Rising sea level has particularly dire implications for densely populated low-lying areas, including many island nations in the Pacific Ocean. More than a billion people – most of them in Asia – live in flat coastal areas. Within this century, some of these areas can be inundated by rising seas. The inhabitants will be forced to find solutions to the problem. Experts are hard at work trying to determine which regions will be hardest hit, but it is impossible to predict exactly how rising sea level will affect these coasts and island nations; so much depends on how great the changes are and how quickly they come about. Modern dynamic sea level models, which take into account storm winds and waves, paint a much more serious picture of the future for some of the low-lying islands in the Pacific than earlier models.

The climate in Antarctica has impact worldwide

The vast ice-bound expanses of Antarctica serve as a global thermostat, regulating the world’s climate system. The white ice cover cools the atmosphere through the albedo effect?, whereas the dark sea surface absorbs heat from the sun and plays a crucial role in the ocean’s heat budget. Cold surface water with high salinity plunges to the depths, driving the ocean currents that transport heat from one part of the earth to another. The Southern Ocean takes up carbon dioxide from the atmosphere, thus playing an important part in the carbon cycle.

Exchange of water between the Southern Ocean and the global bottom water circulation is a crucial piece in the climate puzzle. Altered water exchange affects global climate; such alterations can be brought about by changes in wind patterns around Antarctica and influenced by the Antarctic ice sheet.
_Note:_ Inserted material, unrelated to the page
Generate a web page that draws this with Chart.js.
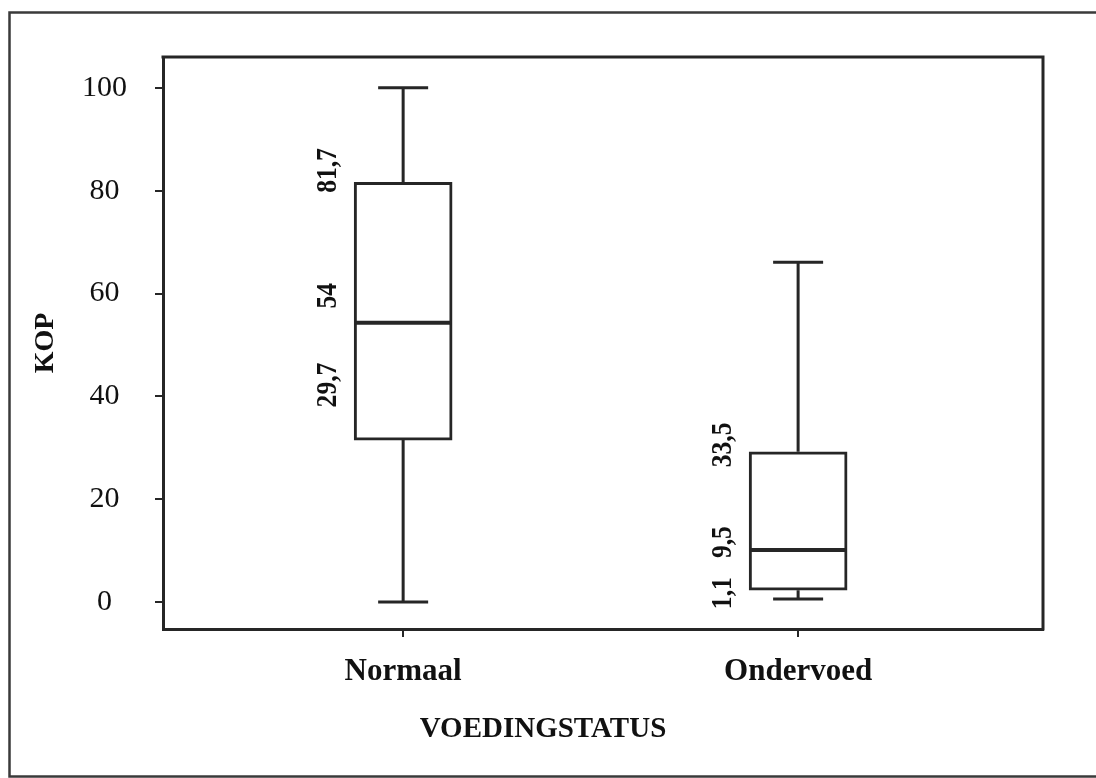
<!DOCTYPE html>
<html>
<head>
<meta charset="utf-8">
<script src="https://cdn.jsdelivr.net/npm/chart.js@4.4.0/dist/chart.umd.min.js"></script>
<style>
  html, body { margin: 0; padding: 0; background: #fff; }
</style>
</head>
<body>
<canvas id="myChart" width="1096" height="778"></canvas>
<script>
// values
const categories = ['Normaal', 'Ondervoed'];
const whiskerLow = [0, 0.6];
const boxLow = [31.5, 2.3];
const medians = [54.3, 10.1];
const boxHigh = [81.6, 29.2];
const whiskerHigh = [100, 66.1];
// labels written next to each box (q3, median, q1)
const valueLabels = [['81,7', '54', '29,7'], ['33,5', '9,5', '1,1']];
const yTicks = [0, 20, 40, 60, 80, 100];

const ink = '#262626';
const serif = "'Liberation Serif', 'Times New Roman', serif";

// pixel nudges for the hand-placed value labels
const labelShift = [[-12, -27, -55], [-7, -8, 3]];

const frame = {
    id: 'frame',
    beforeDraw(chart) {
        const ctx = chart.ctx;
        ctx.save();
        ctx.strokeStyle = '#3a3a3a';
        ctx.lineWidth = 2.5;
        ctx.strokeRect(9.5, 12.5, 1100, 764);
        ctx.restore();
    },
    afterDraw(chart) {
        const ctx = chart.ctx;
        const a = chart.chartArea;
        ctx.save();
        ctx.strokeStyle = ink;
        ctx.lineWidth = 3;
        ctx.beginPath();
        ctx.moveTo(a.left - 1.5, a.top);
        ctx.lineTo(a.right, a.top);
        ctx.lineTo(a.right, a.bottom + 1.5);
        ctx.stroke();
        // x axis title
        ctx.fillStyle = '#111';
        ctx.font = 'bold 29px ' + serif;
        ctx.textAlign = 'center';
        ctx.textBaseline = 'middle';
        ctx.fillText('VOEDINGSTATUS', a.left + 380, a.bottom + 101);
        ctx.restore();
    }
};

const boxWhisker = {
    id: 'boxWhisker',
    afterDatasetsDraw(chart) {
        const ctx = chart.ctx;
        const xs = chart.scales.x;
        const ys = chart.scales.y;
        ctx.save();
        ctx.strokeStyle = ink;
        for (let i = 0; i < categories.length; i++) {
            const x = xs.getPixelForValue(i + 1);
            ctx.lineWidth = 3;
            ctx.beginPath();
            ctx.moveTo(x, ys.getPixelForValue(boxHigh[i]));
            ctx.lineTo(x, ys.getPixelForValue(whiskerHigh[i]));
            ctx.moveTo(x, ys.getPixelForValue(boxLow[i]));
            ctx.lineTo(x, ys.getPixelForValue(whiskerLow[i]));
            ctx.moveTo(x - 25, ys.getPixelForValue(whiskerHigh[i]));
            ctx.lineTo(x + 25, ys.getPixelForValue(whiskerHigh[i]));
            ctx.moveTo(x - 25, ys.getPixelForValue(whiskerLow[i]));
            ctx.lineTo(x + 25, ys.getPixelForValue(whiskerLow[i]));
            ctx.stroke();

            ctx.lineWidth = 4;
            ctx.beginPath();
            ctx.moveTo(x - 48, ys.getPixelForValue(medians[i]));
            ctx.lineTo(x + 48, ys.getPixelForValue(medians[i]));
            ctx.stroke();

            const anchors = [boxHigh[i], medians[i], boxLow[i]];
            ctx.fillStyle = '#111';
            ctx.font = 'bold 29px ' + serif;
            ctx.textAlign = 'center';
            ctx.textBaseline = 'middle';
            for (let k = 0; k < 3; k++) {
                ctx.save();
                ctx.translate(x - 75, ys.getPixelForValue(anchors[k]) + labelShift[i][k]);
                ctx.rotate(-Math.PI / 2);
                ctx.scale(0.88, 1);
                ctx.fillText(valueLabels[i][k], 0, 0);
                ctx.restore();
            }
        }
        ctx.restore();
    }
};

const ctx = document.getElementById('myChart').getContext('2d');
const myChart = new Chart(ctx, {
    type: 'bar',
    data: {
        datasets: [{
            label: 'KOP',
            data: categories.map((c, i) => ({ x: i + 1, y: [boxLow[i], boxHigh[i]] })),
            backgroundColor: '#ffffff',
            borderColor: ink,
            borderWidth: 3,
            borderSkipped: false,
            barThickness: 98
        }]
    },
    options: {
        responsive: false,
        animation: false,
        layout: { padding: { top: 57, right: 53, bottom: 0, left: 0 } },
        plugins: {
            legend: { display: false },
            tooltip: { enabled: false }
        },
        scales: {
            x: {
                type: 'linear',
                offset: false,
                min: 0.392,
                max: 2.62,
                afterBuildTicks: s => { s.ticks = categories.map((c, i) => ({ value: i + 1 })); },
                afterFit: s => { s.height = 149; },
                ticks: {
                    callback: v => categories[v - 1],
                    color: '#111',
                    padding: 16,
                    maxRotation: 0,
                    font: { family: serif, size: 31, weight: 'bold' }
                },
                grid: { offset: false, drawOnChartArea: false, tickLength: 8, color: ink, lineWidth: 2 },
                border: { color: ink, width: 3 }
            },
            y: {
                min: -5.25,
                max: 106,
                afterBuildTicks: s => { s.ticks = yTicks.map(v => ({ value: v })); },
                afterFit: s => { s.width = 163; },
                ticks: {
                    color: '#111',
                    padding: 28,
                    crossAlign: 'center',
                    font: { family: serif, size: 30 }
                },
                grid: { drawOnChartArea: false, tickLength: 8, color: ink, lineWidth: 2 },
                border: { color: ink, width: 3 },
                title: {
                    display: true,
                    text: 'KOP',
                    color: '#111',
                    padding: { top: 29, bottom: 0 },
                    font: { family: serif, size: 28, weight: 'bold' }
                }
            }
        }
    },
    plugins: [frame, boxWhisker]
});
</script>
</body>
</html>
The Southern Ocean is a major factor in the global carbon cycle because it links the physical climate system and the marine ecosystem. Atmospheric CO2 is taken up by the ocean, and over 40% of the total annual uptake of CO2 occurs here. However, model simulations and observations indicate changes over the past 50 years, and imply that total CO2 uptake has decreased in the past couple decades.

The Southern Ocean’s ability to take up CO2 can change as a result of warming in the ocean (warm water takes up less CO2), and as a consequence of altered circulation and interactions in the ocean–atmosphere–ice system. What role the Southern Ocean will play in the carbon cycle remains unclear, as does the effect of possible changes.

Water released when ice melts in Antarctica is absolutely central to assessments of the possible future rise in sea level. Glaciers – particularly those of the Antarctic Peninsula in West Antarctica – appear to be shrinking. Studies have revealed a strong correlation between temperatures in Antarctica and global sea level, which in turn correlates with global temperature over the past 520 000 years. Antarctica is expected to contribute to the rise in sea level projected over the next century. Loss of ice along the coast of Antarctica (calving and melting) is expected to exceed the increase in the mass of the inland ice sheet caused by greater precipitation; thus the overall effect is that Antarctica will continue to contribute to sea level rise. Collapse of those parts of the Antarctic ice cap that are in contact with the ocean – or where the bedrock is below sea level – would raise sea level considerably more than predicted, and in a very short time. Present knowledge shows, nonetheless, that such an event would raise sea level only a few decimetres during this century.